START Records supplied

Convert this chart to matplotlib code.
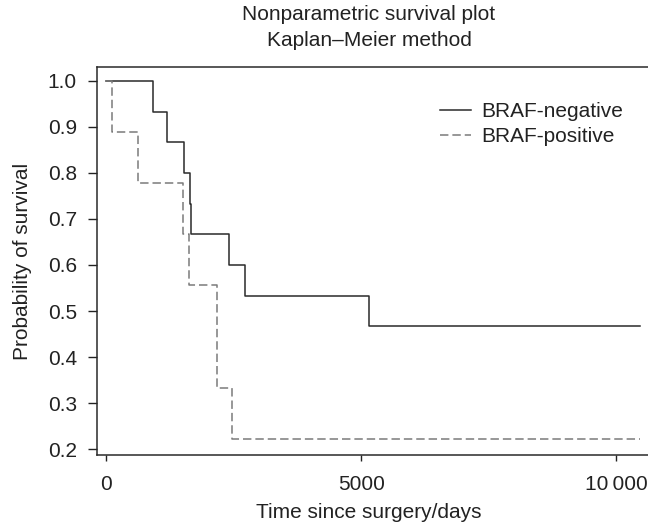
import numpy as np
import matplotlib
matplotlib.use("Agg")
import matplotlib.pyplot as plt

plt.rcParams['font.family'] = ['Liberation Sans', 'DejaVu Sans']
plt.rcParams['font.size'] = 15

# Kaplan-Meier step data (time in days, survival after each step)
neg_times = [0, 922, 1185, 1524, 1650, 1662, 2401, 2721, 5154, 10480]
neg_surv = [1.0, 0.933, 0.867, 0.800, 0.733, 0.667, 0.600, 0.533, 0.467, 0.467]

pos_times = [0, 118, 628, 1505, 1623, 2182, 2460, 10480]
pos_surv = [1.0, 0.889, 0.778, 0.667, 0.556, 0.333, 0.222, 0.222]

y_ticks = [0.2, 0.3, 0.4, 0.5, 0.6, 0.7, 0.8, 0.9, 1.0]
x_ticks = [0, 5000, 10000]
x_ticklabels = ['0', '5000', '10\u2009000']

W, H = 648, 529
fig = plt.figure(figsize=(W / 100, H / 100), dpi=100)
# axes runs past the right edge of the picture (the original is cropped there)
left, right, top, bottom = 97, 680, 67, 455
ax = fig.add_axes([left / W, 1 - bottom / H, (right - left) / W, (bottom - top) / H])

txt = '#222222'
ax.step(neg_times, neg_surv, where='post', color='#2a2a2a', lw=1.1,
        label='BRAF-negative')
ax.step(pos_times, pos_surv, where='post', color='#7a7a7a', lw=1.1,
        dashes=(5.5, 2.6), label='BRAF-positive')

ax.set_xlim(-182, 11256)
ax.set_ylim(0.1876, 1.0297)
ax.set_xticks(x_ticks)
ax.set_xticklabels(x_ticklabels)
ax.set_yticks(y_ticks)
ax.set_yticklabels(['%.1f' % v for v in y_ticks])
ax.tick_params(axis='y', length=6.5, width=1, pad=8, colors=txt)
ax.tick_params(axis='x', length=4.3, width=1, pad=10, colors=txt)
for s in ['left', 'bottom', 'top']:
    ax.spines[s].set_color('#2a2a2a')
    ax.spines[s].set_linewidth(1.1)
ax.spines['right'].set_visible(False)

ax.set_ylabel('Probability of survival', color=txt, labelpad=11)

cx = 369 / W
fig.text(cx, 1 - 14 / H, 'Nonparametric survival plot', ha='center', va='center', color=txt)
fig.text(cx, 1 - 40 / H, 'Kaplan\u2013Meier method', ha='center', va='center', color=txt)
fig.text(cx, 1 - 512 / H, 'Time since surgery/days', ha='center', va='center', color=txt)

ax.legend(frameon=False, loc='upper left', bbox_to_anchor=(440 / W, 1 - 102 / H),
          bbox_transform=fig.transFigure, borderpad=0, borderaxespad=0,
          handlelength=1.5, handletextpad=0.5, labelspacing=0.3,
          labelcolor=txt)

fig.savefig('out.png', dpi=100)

END Records supplied
START Records supplied

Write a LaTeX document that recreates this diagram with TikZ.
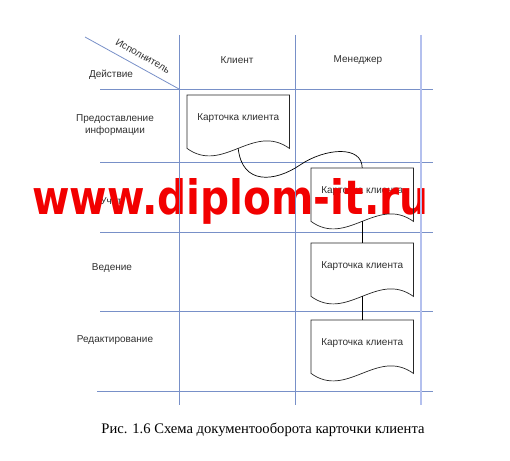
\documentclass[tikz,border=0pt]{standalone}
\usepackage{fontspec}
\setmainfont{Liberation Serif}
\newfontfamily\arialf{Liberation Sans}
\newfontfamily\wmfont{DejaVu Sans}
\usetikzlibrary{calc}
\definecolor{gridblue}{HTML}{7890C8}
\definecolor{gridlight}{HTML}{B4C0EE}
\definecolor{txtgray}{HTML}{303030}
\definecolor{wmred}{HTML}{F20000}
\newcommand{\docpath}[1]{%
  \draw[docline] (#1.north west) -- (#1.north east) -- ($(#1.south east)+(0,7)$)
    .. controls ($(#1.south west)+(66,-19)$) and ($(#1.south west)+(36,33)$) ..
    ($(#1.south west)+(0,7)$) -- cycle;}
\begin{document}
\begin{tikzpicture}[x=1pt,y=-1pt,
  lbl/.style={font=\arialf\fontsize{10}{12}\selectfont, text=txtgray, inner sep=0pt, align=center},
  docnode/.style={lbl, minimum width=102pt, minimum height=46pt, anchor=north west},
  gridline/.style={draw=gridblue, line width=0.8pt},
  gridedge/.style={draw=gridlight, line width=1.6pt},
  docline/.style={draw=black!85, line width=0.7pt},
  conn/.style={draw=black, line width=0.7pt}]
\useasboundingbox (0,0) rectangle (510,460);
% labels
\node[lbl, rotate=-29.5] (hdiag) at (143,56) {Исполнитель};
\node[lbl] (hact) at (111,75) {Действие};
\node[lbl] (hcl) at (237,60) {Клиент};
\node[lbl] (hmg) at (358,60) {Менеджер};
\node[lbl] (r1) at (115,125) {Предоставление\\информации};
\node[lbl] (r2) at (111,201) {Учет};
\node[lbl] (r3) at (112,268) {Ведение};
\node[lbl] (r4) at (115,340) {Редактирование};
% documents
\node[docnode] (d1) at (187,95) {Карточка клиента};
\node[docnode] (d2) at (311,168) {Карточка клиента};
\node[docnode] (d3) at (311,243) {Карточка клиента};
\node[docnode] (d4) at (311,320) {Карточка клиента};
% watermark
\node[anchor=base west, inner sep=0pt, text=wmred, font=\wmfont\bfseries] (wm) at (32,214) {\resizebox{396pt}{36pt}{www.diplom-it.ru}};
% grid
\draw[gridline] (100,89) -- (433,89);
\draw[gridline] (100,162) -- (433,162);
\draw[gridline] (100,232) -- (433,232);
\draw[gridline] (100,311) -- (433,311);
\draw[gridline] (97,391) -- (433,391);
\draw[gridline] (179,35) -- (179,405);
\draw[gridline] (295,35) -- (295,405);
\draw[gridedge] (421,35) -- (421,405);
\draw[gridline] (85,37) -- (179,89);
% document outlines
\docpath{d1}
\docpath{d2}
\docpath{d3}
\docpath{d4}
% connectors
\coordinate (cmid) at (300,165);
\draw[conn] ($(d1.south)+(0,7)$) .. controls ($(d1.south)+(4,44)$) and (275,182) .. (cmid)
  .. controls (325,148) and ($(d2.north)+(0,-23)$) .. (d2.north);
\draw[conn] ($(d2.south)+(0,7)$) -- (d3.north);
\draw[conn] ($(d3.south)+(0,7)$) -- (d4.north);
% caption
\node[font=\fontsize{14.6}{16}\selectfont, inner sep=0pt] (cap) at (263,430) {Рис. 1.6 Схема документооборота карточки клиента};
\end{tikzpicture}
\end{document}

END Records supplied
START Records supplied

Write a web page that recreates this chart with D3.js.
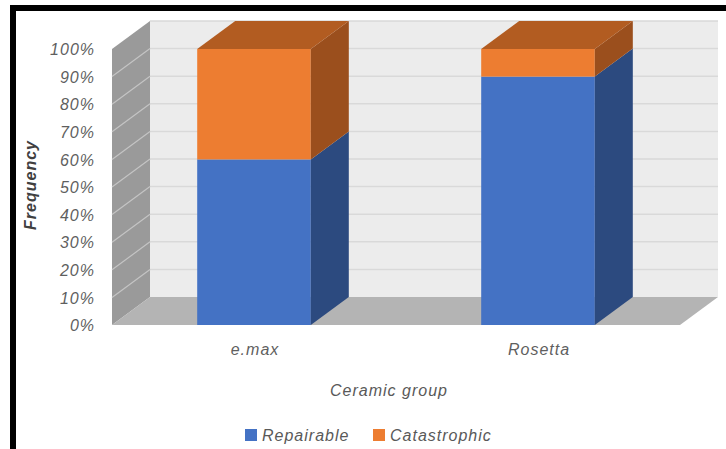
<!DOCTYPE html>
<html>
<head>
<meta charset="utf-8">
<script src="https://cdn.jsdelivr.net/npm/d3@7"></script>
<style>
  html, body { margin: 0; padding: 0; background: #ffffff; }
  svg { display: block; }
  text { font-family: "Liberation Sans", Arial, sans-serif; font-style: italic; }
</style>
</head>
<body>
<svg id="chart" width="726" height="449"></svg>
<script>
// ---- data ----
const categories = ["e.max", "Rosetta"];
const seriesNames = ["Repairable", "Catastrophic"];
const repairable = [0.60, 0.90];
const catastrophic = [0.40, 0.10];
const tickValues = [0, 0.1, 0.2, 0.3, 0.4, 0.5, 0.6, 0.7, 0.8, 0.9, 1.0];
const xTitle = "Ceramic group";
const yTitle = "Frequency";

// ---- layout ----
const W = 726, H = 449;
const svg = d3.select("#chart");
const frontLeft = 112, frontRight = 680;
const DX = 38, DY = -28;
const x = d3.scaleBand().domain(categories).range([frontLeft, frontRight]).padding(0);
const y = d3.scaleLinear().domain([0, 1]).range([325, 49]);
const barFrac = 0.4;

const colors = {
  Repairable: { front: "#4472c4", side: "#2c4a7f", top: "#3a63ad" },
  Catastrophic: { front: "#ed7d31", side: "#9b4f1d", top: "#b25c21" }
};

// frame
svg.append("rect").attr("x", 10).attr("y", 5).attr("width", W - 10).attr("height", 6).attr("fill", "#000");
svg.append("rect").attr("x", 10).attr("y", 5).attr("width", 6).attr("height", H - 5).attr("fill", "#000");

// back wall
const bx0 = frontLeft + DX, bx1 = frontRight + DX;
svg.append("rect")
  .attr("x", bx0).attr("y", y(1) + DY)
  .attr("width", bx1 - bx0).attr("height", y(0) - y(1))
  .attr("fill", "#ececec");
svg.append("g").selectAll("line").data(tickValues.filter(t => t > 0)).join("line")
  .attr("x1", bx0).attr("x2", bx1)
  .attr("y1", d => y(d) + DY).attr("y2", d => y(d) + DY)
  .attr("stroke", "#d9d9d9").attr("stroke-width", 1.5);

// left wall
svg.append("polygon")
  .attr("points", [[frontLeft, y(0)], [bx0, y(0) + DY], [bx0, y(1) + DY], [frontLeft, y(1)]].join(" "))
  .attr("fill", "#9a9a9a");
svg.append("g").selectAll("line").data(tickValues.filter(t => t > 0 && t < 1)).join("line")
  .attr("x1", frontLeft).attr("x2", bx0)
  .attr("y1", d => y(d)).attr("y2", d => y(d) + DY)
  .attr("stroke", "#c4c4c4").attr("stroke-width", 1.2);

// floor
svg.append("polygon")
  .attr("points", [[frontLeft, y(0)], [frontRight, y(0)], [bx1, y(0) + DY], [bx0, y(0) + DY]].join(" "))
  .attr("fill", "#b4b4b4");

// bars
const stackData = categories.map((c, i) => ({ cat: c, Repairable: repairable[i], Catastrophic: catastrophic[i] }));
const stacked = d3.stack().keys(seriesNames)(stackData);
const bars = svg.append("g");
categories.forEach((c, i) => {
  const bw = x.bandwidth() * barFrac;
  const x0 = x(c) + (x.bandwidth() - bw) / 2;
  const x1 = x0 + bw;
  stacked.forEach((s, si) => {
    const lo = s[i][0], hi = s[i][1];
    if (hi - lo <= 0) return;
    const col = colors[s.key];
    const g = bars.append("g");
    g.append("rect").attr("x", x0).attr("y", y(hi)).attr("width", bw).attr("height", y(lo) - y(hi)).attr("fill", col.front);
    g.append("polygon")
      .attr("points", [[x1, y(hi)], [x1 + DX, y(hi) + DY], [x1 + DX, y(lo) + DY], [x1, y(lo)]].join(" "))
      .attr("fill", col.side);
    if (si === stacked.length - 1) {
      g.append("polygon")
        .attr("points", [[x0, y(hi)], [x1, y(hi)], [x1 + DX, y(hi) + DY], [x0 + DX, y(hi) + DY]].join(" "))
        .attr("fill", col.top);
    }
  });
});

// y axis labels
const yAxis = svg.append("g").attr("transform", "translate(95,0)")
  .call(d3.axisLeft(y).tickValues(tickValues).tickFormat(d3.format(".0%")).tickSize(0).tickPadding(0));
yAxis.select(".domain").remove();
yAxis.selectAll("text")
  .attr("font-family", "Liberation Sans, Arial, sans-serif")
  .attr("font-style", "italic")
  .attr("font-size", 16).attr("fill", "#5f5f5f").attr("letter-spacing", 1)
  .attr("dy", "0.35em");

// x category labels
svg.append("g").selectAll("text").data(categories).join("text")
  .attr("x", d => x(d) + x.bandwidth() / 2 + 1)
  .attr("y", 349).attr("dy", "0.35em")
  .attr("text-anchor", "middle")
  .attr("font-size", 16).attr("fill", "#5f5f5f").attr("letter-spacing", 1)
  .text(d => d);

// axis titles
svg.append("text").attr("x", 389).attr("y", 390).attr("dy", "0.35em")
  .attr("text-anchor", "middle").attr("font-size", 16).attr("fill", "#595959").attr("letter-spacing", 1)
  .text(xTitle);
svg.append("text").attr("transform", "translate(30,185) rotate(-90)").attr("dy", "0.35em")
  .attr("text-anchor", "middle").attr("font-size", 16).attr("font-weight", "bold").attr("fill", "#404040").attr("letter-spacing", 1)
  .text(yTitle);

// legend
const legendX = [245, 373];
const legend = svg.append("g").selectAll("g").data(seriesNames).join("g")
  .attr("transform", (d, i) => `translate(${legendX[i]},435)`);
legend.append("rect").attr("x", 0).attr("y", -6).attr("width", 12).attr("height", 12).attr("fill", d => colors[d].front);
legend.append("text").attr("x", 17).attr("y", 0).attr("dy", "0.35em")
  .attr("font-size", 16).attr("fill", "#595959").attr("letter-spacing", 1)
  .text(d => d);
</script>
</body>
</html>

END Records supplied

> _Exercise details_: Up in the listing, locate the line with "Convert this chart to matplotlib code."; print it and every line after it down to the line with "ax.spines['right'].set_visible(False)", which is included too. Skip the pictures.

> _Complete answer_:
Convert this chart to matplotlib code.
import numpy as np
import matplotlib
matplotlib.use("Agg")
import matplotlib.pyplot as plt

plt.rcParams['font.family'] = ['Liberation Sans', 'DejaVu Sans']
plt.rcParams['font.size'] = 15

# Kaplan-Meier step data (time in days, survival after each step)
neg_times = [0, 922, 1185, 1524, 1650, 1662, 2401, 2721, 5154, 10480]
neg_surv = [1.0, 0.933, 0.867, 0.800, 0.733, 0.667, 0.600, 0.533, 0.467, 0.467]

pos_times = [0, 118, 628, 1505, 1623, 2182, 2460, 10480]
pos_surv = [1.0, 0.889, 0.778, 0.667, 0.556, 0.333, 0.222, 0.222]

y_ticks = [0.2, 0.3, 0.4, 0.5, 0.6, 0.7, 0.8, 0.9, 1.0]
x_ticks = [0, 5000, 10000]
x_ticklabels = ['0', '5000', '10\u2009000']

W, H = 648, 529
fig = plt.figure(figsize=(W / 100, H / 100), dpi=100)
# axes runs past the right edge of the picture (the original is cropped there)
left, right, top, bottom = 97, 680, 67, 455
ax = fig.add_axes([left / W, 1 - bottom / H, (right - left) / W, (bottom - top) / H])

txt = '#222222'
ax.step(neg_times, neg_surv, where='post', color='#2a2a2a', lw=1.1,
        label='BRAF-negative')
ax.step(pos_times, pos_surv, where='post', color='#7a7a7a', lw=1.1,
        dashes=(5.5, 2.6), label='BRAF-positive')

ax.set_xlim(-182, 11256)
ax.set_ylim(0.1876, 1.0297)
ax.set_xticks(x_ticks)
ax.set_xticklabels(x_ticklabels)
ax.set_yticks(y_ticks)
ax.set_yticklabels(['%.1f' % v for v in y_ticks])
ax.tick_params(axis='y', length=6.5, width=1, pad=8, colors=txt)
ax.tick_params(axis='x', length=4.3, width=1, pad=10, colors=txt)
for s in ['left', 'bottom', 'top']:
    ax.spines[s].set_color('#2a2a2a')
    ax.spines[s].set_linewidth(1.1)
ax.spines['right'].set_visible(False)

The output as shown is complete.